Thursday, March 08, 2012

FEMA Throws In the Towel? Not Quite Yet.

"We cannot afford to continue to respond to disasters and suffer impacts — particularly looking at large-scale catastrophic disasters — under the current program.  It will fail."

That little ray of sunshine comes from Craig Fugate, head of the US Federal Emergency Management Agency, FEMA.   What Craig was trying to get across is that FEMA is skint.   It still owes $18-billion in flood relief payments from 2005 when Hurricane Katrina hit.

Mr.

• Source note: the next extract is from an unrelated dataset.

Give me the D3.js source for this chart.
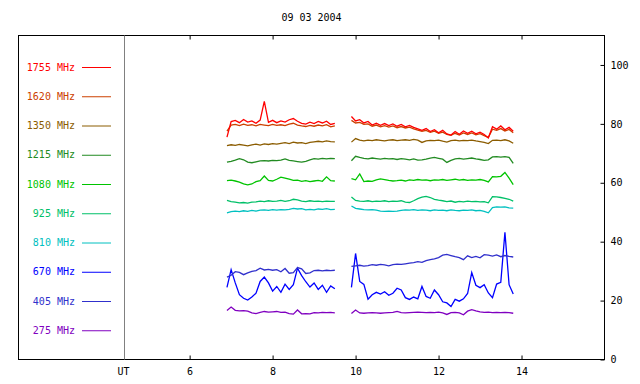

Fugate is scrambling for answers and one of them is the introduction of disaster-based building codes, houses built to withstand hurricanes, floods, droughts or whatever is en route to your neighbourhood.  Such housing won't be built for typical weather conditions from the past but for what's to come.

When designing buildings, engineers use something called a “typical meteorological year,” which is derived from past climate conditions, he explains. “When they do that, they’re baking yesterday’s weather into your building today and hoping that it will perform tomorrow.”
 
Given climate change projections over the coming decades, that could be a recipe for disaster. For example, many of today’s green buildings rely on low nighttime temperatures to cool them down after hot days. But “heat storms,” which are on the rise in places like California and Texas, keep temperatures high all night and don’t allow that natural nocturnal cooling. Building inhabitants will have to find new cooling strategies, or stew in their own juices.

So the Green Building Council, an organization that has until now focused almost entirely on reducing our contributions to climate change, has turned its attention to the inevitable impacts of those contributions we’ve already made.

The authors of the new report, called Green Building and Climate Resilience [PDF], went region-by-region to identify the risks associated with a changing climate. The list looks like the 10 Plagues, minus the rivers turning to blood. (Whoops! There goes that one.) A partial accounting includes more extreme heat events, shorter winters, more frequent droughts, rising sea levels, higher-intensity hurricanes and storm surges, heavier downpours, declining air quality, a rise in coastal erosion, insect infestations, and more severe wildfire seasons.

If there’s good news here, it’s that a lot of the things we’re doing to green our buildings today will also make them more resilient in the long run. The researchers call these “no regrets” measures, and they include everything from heavily insulated walls and ceilings to reflective and green roofs.

Do you see what's happening here?   The "debate" about global warming is being overtaken by events, weather events, bad weather events.  Even in affluent nations like the US and  Britain, homeowners are discovering they're going to have to begin fending for themselves because the tab for the global warming hoax isn't going to be picked up by insurers or governments much longer.

Take a look at the linked climate impacts report and then ask yourself why your government isn't getting this sort of information out to the Canadian public.

2 comments:

Beijing York said...

We saw this coming. All talks about preventing climate change went out the window and were replaced with adapting to climate change.

Because the one thing that's not going to change is our being at the alter of market forces.

The Mound of Sound said...

Unfortunately, adaptation without effective remediation is like loading all one's possessions into a cart with just one wheel. Adaptation only gets costlier, less affordable, as climate change worsens. It can very quickly exceed the cost of early-stage emissions reductions and introduction of alternative energy options. Yet, within those staggering costs are great profits to be reaped by those positioned to exploit them. Disaster capitalism indeed.